Data segment>
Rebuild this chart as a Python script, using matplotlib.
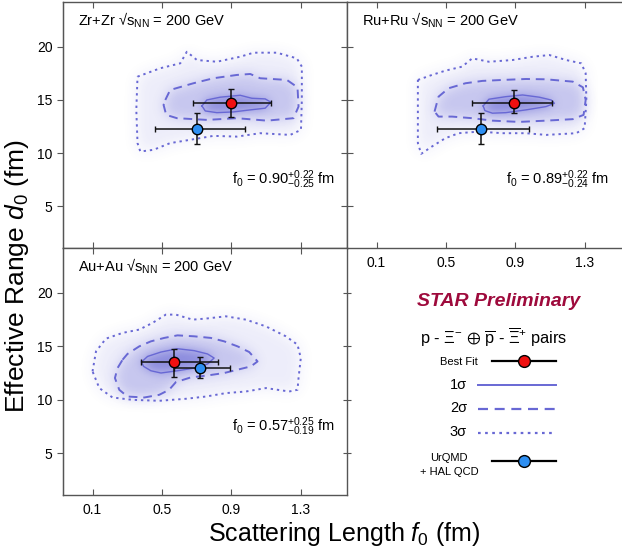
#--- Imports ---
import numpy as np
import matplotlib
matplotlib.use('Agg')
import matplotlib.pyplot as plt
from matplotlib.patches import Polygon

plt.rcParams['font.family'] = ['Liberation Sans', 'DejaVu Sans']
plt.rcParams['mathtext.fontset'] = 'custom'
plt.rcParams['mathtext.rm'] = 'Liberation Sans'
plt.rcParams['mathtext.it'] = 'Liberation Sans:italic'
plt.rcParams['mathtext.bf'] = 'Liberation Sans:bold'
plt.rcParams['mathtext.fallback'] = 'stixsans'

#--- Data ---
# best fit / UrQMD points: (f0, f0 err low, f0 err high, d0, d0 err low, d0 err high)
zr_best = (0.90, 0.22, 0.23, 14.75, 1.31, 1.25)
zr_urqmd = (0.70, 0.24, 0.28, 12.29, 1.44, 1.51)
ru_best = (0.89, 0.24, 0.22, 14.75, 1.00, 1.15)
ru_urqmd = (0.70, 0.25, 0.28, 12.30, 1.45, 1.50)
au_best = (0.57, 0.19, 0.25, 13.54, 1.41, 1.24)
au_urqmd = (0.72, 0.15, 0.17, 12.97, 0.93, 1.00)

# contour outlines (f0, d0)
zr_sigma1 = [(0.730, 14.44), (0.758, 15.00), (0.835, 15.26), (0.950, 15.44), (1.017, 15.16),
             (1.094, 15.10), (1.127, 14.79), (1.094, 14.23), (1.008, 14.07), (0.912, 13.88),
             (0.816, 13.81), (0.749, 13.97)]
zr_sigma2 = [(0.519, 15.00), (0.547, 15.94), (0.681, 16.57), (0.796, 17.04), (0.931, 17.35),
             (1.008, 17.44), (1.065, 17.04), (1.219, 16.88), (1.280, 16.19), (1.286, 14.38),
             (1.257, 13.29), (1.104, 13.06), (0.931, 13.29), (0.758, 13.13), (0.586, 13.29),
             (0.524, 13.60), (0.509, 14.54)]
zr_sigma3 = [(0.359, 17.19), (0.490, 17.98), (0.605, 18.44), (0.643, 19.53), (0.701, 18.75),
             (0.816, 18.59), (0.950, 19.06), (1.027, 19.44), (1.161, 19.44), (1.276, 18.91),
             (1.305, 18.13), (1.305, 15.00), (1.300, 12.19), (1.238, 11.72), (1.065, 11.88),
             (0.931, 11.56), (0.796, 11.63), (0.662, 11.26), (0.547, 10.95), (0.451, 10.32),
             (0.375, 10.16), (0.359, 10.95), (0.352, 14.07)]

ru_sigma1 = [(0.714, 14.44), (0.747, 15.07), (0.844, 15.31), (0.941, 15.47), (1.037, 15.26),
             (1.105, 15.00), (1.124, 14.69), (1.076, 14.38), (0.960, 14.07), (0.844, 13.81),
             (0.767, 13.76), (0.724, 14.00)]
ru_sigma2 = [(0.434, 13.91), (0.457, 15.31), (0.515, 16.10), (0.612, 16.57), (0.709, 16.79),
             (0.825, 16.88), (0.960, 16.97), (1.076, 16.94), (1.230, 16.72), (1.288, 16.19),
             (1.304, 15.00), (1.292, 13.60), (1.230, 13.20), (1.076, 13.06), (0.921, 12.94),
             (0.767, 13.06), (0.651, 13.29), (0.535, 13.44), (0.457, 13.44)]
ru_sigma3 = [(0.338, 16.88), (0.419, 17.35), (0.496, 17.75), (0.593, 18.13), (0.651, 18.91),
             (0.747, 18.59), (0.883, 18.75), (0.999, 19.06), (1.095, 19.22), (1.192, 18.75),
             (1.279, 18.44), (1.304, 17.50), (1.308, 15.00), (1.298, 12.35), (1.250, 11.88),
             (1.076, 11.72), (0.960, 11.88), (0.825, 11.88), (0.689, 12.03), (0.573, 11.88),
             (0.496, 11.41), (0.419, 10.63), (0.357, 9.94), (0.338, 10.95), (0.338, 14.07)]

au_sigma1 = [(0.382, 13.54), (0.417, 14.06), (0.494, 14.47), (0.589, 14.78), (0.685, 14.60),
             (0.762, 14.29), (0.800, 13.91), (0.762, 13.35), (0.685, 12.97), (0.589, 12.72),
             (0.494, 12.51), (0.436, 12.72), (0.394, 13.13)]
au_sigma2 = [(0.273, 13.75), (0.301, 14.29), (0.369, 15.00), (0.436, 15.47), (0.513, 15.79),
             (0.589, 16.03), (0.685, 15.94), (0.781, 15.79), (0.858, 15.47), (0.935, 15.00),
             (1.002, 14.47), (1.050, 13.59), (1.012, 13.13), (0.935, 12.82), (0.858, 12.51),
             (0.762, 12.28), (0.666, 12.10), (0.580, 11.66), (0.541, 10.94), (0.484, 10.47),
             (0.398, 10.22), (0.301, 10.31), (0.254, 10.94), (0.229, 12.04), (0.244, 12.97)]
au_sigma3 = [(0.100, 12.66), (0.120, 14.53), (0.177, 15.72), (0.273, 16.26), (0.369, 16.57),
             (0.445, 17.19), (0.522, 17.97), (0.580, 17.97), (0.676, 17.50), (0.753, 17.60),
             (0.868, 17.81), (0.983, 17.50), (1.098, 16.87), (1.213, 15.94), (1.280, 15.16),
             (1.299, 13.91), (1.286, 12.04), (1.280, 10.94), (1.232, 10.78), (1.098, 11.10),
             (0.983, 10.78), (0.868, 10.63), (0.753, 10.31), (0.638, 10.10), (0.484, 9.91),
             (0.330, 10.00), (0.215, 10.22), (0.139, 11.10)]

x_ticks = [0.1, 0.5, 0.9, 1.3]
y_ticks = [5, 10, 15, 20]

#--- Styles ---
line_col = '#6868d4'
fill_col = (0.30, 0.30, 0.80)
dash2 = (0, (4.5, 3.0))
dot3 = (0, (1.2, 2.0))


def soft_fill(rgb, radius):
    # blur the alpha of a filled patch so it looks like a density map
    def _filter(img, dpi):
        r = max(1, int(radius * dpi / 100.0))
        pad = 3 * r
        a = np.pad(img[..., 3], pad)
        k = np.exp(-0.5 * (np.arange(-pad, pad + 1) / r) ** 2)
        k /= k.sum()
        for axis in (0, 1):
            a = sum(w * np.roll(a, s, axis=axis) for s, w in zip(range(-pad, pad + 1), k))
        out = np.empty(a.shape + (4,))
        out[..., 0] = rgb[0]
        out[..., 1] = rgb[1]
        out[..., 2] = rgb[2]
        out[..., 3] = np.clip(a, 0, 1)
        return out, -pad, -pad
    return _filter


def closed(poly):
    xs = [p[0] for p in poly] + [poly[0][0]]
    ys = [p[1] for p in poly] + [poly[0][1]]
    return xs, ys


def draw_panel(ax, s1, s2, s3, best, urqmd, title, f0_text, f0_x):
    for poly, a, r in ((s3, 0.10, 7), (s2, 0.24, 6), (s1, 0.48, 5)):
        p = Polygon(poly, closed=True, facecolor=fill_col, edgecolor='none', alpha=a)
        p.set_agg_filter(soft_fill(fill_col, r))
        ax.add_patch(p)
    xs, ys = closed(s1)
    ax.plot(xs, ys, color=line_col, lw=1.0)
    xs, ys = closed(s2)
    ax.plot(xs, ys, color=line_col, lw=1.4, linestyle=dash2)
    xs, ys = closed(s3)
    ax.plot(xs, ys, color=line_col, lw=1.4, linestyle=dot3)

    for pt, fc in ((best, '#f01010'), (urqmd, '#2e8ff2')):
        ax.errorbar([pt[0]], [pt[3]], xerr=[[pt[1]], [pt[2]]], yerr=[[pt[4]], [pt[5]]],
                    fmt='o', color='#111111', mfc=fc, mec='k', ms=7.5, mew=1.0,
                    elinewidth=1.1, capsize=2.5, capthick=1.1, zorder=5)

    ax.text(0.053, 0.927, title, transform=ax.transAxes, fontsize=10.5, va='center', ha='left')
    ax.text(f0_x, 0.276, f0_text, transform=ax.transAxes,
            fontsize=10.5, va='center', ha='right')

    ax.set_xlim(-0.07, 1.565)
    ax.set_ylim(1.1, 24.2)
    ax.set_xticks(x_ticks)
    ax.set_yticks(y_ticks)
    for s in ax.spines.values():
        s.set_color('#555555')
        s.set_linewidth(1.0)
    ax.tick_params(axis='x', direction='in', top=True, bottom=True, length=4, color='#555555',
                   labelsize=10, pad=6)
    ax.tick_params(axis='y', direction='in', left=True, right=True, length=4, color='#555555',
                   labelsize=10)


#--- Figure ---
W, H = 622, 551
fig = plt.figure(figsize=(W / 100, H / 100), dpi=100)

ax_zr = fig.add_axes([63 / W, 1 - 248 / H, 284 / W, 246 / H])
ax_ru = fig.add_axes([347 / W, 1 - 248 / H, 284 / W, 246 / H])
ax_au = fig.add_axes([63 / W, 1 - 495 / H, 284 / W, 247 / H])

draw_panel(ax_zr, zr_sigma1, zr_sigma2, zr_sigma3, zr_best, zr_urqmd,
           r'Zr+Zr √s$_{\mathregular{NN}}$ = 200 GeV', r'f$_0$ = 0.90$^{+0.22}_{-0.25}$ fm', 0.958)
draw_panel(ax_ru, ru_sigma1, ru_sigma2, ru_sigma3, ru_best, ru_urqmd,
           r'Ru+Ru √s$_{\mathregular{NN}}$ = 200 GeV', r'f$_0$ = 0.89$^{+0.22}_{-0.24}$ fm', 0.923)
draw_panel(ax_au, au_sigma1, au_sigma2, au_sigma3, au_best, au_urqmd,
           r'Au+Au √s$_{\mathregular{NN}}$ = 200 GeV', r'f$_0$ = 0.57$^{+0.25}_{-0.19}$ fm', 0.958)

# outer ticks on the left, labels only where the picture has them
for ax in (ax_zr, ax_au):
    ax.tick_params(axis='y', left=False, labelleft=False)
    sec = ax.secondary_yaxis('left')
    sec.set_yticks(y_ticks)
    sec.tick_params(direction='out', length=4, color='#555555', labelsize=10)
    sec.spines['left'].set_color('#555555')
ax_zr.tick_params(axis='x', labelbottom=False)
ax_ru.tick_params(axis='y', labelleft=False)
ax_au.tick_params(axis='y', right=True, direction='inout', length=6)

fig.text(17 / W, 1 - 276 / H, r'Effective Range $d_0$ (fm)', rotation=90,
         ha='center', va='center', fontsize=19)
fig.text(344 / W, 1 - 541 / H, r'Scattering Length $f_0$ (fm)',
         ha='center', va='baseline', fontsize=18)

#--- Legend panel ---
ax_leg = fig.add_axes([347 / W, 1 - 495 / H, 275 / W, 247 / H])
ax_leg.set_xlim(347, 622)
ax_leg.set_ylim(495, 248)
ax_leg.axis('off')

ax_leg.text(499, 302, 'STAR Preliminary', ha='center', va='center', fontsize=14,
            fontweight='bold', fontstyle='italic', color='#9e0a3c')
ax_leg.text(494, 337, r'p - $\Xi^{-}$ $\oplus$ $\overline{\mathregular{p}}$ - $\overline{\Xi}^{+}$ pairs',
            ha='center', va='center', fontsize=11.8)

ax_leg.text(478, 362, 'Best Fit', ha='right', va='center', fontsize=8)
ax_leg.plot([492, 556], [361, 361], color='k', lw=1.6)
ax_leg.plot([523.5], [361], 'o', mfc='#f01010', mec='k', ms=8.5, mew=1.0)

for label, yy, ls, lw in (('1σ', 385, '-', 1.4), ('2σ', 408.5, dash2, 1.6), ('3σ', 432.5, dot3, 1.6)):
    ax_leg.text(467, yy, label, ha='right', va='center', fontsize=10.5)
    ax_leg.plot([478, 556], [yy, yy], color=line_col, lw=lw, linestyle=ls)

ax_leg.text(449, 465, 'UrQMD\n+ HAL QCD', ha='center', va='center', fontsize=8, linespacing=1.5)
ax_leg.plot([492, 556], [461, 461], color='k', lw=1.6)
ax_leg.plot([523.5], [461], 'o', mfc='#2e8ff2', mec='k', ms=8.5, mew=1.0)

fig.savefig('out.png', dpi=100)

What is being asked> Copy nothing but the lines from the first one in the listing through the line with "plt.rcParams['mathtext.fallback'] = 'stixsans'", and omit the pictures.

The output>
Rebuild this chart as a Python script, using matplotlib.
#--- Imports ---
import numpy as np
import matplotlib
matplotlib.use('Agg')
import matplotlib.pyplot as plt
from matplotlib.patches import Polygon

plt.rcParams['font.family'] = ['Liberation Sans', 'DejaVu Sans']
plt.rcParams['mathtext.fontset'] = 'custom'
plt.rcParams['mathtext.rm'] = 'Liberation Sans'
plt.rcParams['mathtext.it'] = 'Liberation Sans:italic'
plt.rcParams['mathtext.bf'] = 'Liberation Sans:bold'
plt.rcParams['mathtext.fallback'] = 'stixsans'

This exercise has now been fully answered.